### Stored data
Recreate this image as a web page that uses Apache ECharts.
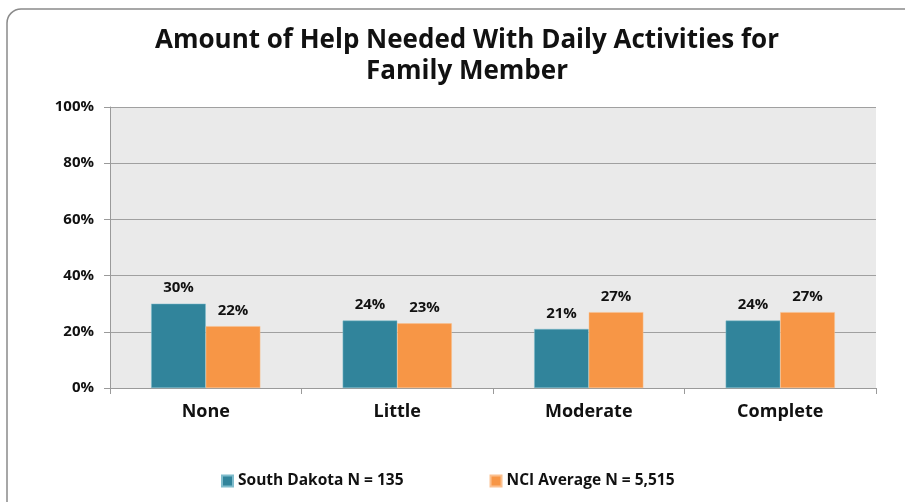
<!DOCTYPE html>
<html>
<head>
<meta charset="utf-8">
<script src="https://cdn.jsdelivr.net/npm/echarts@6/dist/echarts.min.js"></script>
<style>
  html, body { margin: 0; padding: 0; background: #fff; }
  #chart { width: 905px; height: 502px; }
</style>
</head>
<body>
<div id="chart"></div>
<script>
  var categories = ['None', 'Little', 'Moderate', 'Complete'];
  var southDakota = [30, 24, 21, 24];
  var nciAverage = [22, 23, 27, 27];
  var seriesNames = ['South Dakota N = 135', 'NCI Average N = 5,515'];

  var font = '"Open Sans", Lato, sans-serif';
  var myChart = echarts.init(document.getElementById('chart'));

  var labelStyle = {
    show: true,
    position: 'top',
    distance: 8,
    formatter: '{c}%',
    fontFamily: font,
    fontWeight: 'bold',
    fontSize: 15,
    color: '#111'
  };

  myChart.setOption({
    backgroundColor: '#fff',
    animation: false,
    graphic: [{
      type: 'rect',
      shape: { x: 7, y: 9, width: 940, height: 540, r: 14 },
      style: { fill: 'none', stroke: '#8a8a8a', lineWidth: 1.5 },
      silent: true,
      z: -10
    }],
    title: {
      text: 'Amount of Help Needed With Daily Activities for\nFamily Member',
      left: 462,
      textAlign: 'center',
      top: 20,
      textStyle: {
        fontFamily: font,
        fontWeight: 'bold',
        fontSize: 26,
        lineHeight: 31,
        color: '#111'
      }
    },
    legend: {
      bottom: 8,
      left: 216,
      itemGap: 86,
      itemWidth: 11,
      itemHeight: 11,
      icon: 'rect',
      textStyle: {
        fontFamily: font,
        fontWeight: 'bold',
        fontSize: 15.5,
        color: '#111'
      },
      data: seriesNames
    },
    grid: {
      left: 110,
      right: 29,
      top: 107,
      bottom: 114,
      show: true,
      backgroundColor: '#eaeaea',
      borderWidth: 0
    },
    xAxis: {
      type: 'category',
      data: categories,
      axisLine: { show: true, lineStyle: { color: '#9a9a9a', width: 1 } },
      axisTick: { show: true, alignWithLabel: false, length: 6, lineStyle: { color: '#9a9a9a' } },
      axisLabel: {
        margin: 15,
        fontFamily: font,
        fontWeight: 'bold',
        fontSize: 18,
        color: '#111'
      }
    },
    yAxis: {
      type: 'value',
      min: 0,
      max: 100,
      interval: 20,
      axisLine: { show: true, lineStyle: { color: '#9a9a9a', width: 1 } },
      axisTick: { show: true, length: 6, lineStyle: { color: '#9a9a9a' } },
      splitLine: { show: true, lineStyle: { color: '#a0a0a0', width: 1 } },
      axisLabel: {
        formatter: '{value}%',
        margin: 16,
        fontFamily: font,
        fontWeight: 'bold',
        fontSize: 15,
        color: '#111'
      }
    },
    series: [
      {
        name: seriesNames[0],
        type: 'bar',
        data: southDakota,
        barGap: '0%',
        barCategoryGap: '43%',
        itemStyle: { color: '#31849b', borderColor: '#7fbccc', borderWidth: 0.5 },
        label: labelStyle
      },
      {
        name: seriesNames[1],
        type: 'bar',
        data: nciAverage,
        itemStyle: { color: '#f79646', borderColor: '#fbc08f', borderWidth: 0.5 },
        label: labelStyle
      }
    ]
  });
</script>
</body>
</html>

### Exercise prompt
Without including any pictures, reproduce the listing exactly.

### Answer below
Recreate this image as a web page that uses Apache ECharts.
<!DOCTYPE html>
<html>
<head>
<meta charset="utf-8">
<script src="https://cdn.jsdelivr.net/npm/echarts@6/dist/echarts.min.js"></script>
<style>
  html, body { margin: 0; padding: 0; background: #fff; }
  #chart { width: 905px; height: 502px; }
</style>
</head>
<body>
<div id="chart"></div>
<script>
  var categories = ['None', 'Little', 'Moderate', 'Complete'];
  var southDakota = [30, 24, 21, 24];
  var nciAverage = [22, 23, 27, 27];
  var seriesNames = ['South Dakota N = 135', 'NCI Average N = 5,515'];

  var font = '"Open Sans", Lato, sans-serif';
  var myChart = echarts.init(document.getElementById('chart'));

  var labelStyle = {
    show: true,
    position: 'top',
    distance: 8,
    formatter: '{c}%',
    fontFamily: font,
    fontWeight: 'bold',
    fontSize: 15,
    color: '#111'
  };

  myChart.setOption({
    backgroundColor: '#fff',
    animation: false,
    graphic: [{
      type: 'rect',
      shape: { x: 7, y: 9, width: 940, height: 540, r: 14 },
      style: { fill: 'none', stroke: '#8a8a8a', lineWidth: 1.5 },
      silent: true,
      z: -10
    }],
    title: {
      text: 'Amount of Help Needed With Daily Activities for\nFamily Member',
      left: 462,
      textAlign: 'center',
      top: 20,
      textStyle: {
        fontFamily: font,
        fontWeight: 'bold',
        fontSize: 26,
        lineHeight: 31,
        color: '#111'
      }
    },
    legend: {
      bottom: 8,
      left: 216,
      itemGap: 86,
      itemWidth: 11,
      itemHeight: 11,
      icon: 'rect',
      textStyle: {
        fontFamily: font,
        fontWeight: 'bold',
        fontSize: 15.5,
        color: '#111'
      },
      data: seriesNames
    },
    grid: {
      left: 110,
      right: 29,
      top: 107,
      bottom: 114,
      show: true,
      backgroundColor: '#eaeaea',
      borderWidth: 0
    },
    xAxis: {
      type: 'category',
      data: categories,
      axisLine: { show: true, lineStyle: { color: '#9a9a9a', width: 1 } },
      axisTick: { show: true, alignWithLabel: false, length: 6, lineStyle: { color: '#9a9a9a' } },
      axisLabel: {
        margin: 15,
        fontFamily: font,
        fontWeight: 'bold',
        fontSize: 18,
        color: '#111'
      }
    },
    yAxis: {
      type: 'value',
      min: 0,
      max: 100,
      interval: 20,
      axisLine: { show: true, lineStyle: { color: '#9a9a9a', width: 1 } },
      axisTick: { show: true, length: 6, lineStyle: { color: '#9a9a9a' } },
      splitLine: { show: true, lineStyle: { color: '#a0a0a0', width: 1 } },
      axisLabel: {
        formatter: '{value}%',
        margin: 16,
        fontFamily: font,
        fontWeight: 'bold',
        fontSize: 15,
        color: '#111'
      }
    },
    series: [
      {
        name: seriesNames[0],
        type: 'bar',
        data: southDakota,
        barGap: '0%',
        barCategoryGap: '43%',
        itemStyle: { color: '#31849b', borderColor: '#7fbccc', borderWidth: 0.5 },
        label: labelStyle
      },
      {
        name: seriesNames[1],
        type: 'bar',
        data: nciAverage,
        itemStyle: { color: '#f79646', borderColor: '#fbc08f', borderWidth: 0.5 },
        label: labelStyle
      }
    ]
  });
</script>
</body>
</html>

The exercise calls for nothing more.